**Recorded information**
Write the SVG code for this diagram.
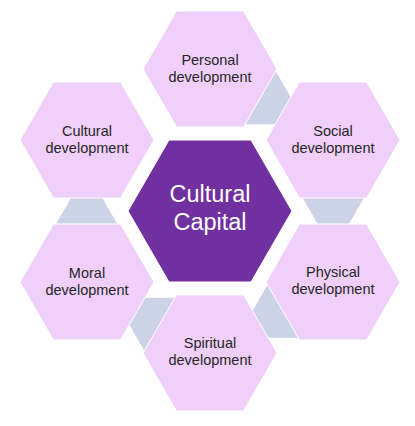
<svg xmlns="http://www.w3.org/2000/svg" width="415" height="426" viewBox="0 0 415 426">
<style>
.hex{fill:#F0D0FA;stroke:#FFFFFF;stroke-width:1}
.core{fill:#7030A0;stroke:#FFFFFF;stroke-width:1}
.conn{fill:#CDD3E6;stroke:none}
.lbl{font-family:"Liberation Sans",Arial,sans-serif;font-size:14.5px;fill:#262626;text-anchor:middle}
.clbl{font-family:"Liberation Sans",Arial,sans-serif;font-size:23.5px;fill:#FFFFFF;text-anchor:middle}
</style>
<rect width="415" height="426" fill="#FFFFFF"/>
<g id="connectors">
<polygon class="conn" points="229.8,97.7 245.1,71.2 275.7,71.2 291,97.7 275.7,124.2 245.1,124.2"/>
<polygon class="conn" points="302.7,198 318,171.5 348.6,171.5 363.9,198 348.6,224.5 318,224.5"/>
<polygon class="conn" points="252.3,311.3 267.6,284.8 298.2,284.8 313.5,311.3 298.2,337.8 267.6,337.8"/>
<polygon class="conn" points="129,324.3 144.3,297.8 174.9,297.8 190.2,324.3 174.9,350.8 144.3,350.8"/>
<polygon class="conn" points="56.1,224 71.4,197.5 102,197.5 117.3,224 102,250.5 71.4,250.5"/>
</g>
<g id="center">
<polygon class="core" points="128,211 169,140 251,140 292,211 251,282 169,282"/>
<text class="clbl" x="210" y="202">Cultural</text>
<text class="clbl" x="210" y="230">Capital</text>
</g>
<g id="personal">
<polygon class="hex" points="143,69 176.5,11 243.5,11 277,69 243.5,127 176.5,127"/>
<text class="lbl" x="210" y="64.5">Personal</text>
<text class="lbl" x="210" y="81.5">development</text>
</g>
<g id="social">
<polygon class="hex" points="266,140 299.5,82 366.5,82 400,140 366.5,198 299.5,198"/>
<text class="lbl" x="333" y="135.5">Social</text>
<text class="lbl" x="333" y="152.5">development</text>
</g>
<g id="physical">
<polygon class="hex" points="266,282 299.5,224 366.5,224 400,282 366.5,340 299.5,340"/>
<text class="lbl" x="333" y="276.5">Physical</text>
<text class="lbl" x="333" y="293.5">development</text>
</g>
<g id="spiritual">
<polygon class="hex" points="143,353 176.5,295 243.5,295 277,353 243.5,411 176.5,411"/>
<text class="lbl" x="210" y="347.5">Spiritual</text>
<text class="lbl" x="210" y="364.5">development</text>
</g>
<g id="moral">
<polygon class="hex" points="20,282 53.5,224 120.5,224 154,282 120.5,340 53.5,340"/>
<text class="lbl" x="87" y="277.5">Moral</text>
<text class="lbl" x="87" y="294.5">development</text>
</g>
<g id="cultural">
<polygon class="hex" points="20,140 53.5,82 120.5,82 154,140 120.5,198 53.5,198"/>
<text class="lbl" x="87" y="135.5">Cultural</text>
<text class="lbl" x="87" y="152.5">development</text>
</g>
</svg>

**Instructions for the task**
Every line of the data should be copied as it stands, without the images.

**Exercise result**
Write the SVG code for this diagram.
<svg xmlns="http://www.w3.org/2000/svg" width="415" height="426" viewBox="0 0 415 426">
<style>
.hex{fill:#F0D0FA;stroke:#FFFFFF;stroke-width:1}
.core{fill:#7030A0;stroke:#FFFFFF;stroke-width:1}
.conn{fill:#CDD3E6;stroke:none}
.lbl{font-family:"Liberation Sans",Arial,sans-serif;font-size:14.5px;fill:#262626;text-anchor:middle}
.clbl{font-family:"Liberation Sans",Arial,sans-serif;font-size:23.5px;fill:#FFFFFF;text-anchor:middle}
</style>
<rect width="415" height="426" fill="#FFFFFF"/>
<g id="connectors">
<polygon class="conn" points="229.8,97.7 245.1,71.2 275.7,71.2 291,97.7 275.7,124.2 245.1,124.2"/>
<polygon class="conn" points="302.7,198 318,171.5 348.6,171.5 363.9,198 348.6,224.5 318,224.5"/>
<polygon class="conn" points="252.3,311.3 267.6,284.8 298.2,284.8 313.5,311.3 298.2,337.8 267.6,337.8"/>
<polygon class="conn" points="129,324.3 144.3,297.8 174.9,297.8 190.2,324.3 174.9,350.8 144.3,350.8"/>
<polygon class="conn" points="56.1,224 71.4,197.5 102,197.5 117.3,224 102,250.5 71.4,250.5"/>
</g>
<g id="center">
<polygon class="core" points="128,211 169,140 251,140 292,211 251,282 169,282"/>
<text class="clbl" x="210" y="202">Cultural</text>
<text class="clbl" x="210" y="230">Capital</text>
</g>
<g id="personal">
<polygon class="hex" points="143,69 176.5,11 243.5,11 277,69 243.5,127 176.5,127"/>
<text class="lbl" x="210" y="64.5">Personal</text>
<text class="lbl" x="210" y="81.5">development</text>
</g>
<g id="social">
<polygon class="hex" points="266,140 299.5,82 366.5,82 400,140 366.5,198 299.5,198"/>
<text class="lbl" x="333" y="135.5">Social</text>
<text class="lbl" x="333" y="152.5">development</text>
</g>
<g id="physical">
<polygon class="hex" points="266,282 299.5,224 366.5,224 400,282 366.5,340 299.5,340"/>
<text class="lbl" x="333" y="276.5">Physical</text>
<text class="lbl" x="333" y="293.5">development</text>
</g>
<g id="spiritual">
<polygon class="hex" points="143,353 176.5,295 243.5,295 277,353 243.5,411 176.5,411"/>
<text class="lbl" x="210" y="347.5">Spiritual</text>
<text class="lbl" x="210" y="364.5">development</text>
</g>
<g id="moral">
<polygon class="hex" points="20,282 53.5,224 120.5,224 154,282 120.5,340 53.5,340"/>
<text class="lbl" x="87" y="277.5">Moral</text>
<text class="lbl" x="87" y="294.5">development</text>
</g>
<g id="cultural">
<polygon class="hex" points="20,140 53.5,82 120.5,82 154,140 120.5,198 53.5,198"/>
<text class="lbl" x="87" y="135.5">Cultural</text>
<text class="lbl" x="87" y="152.5">development</text>
</g>
</svg>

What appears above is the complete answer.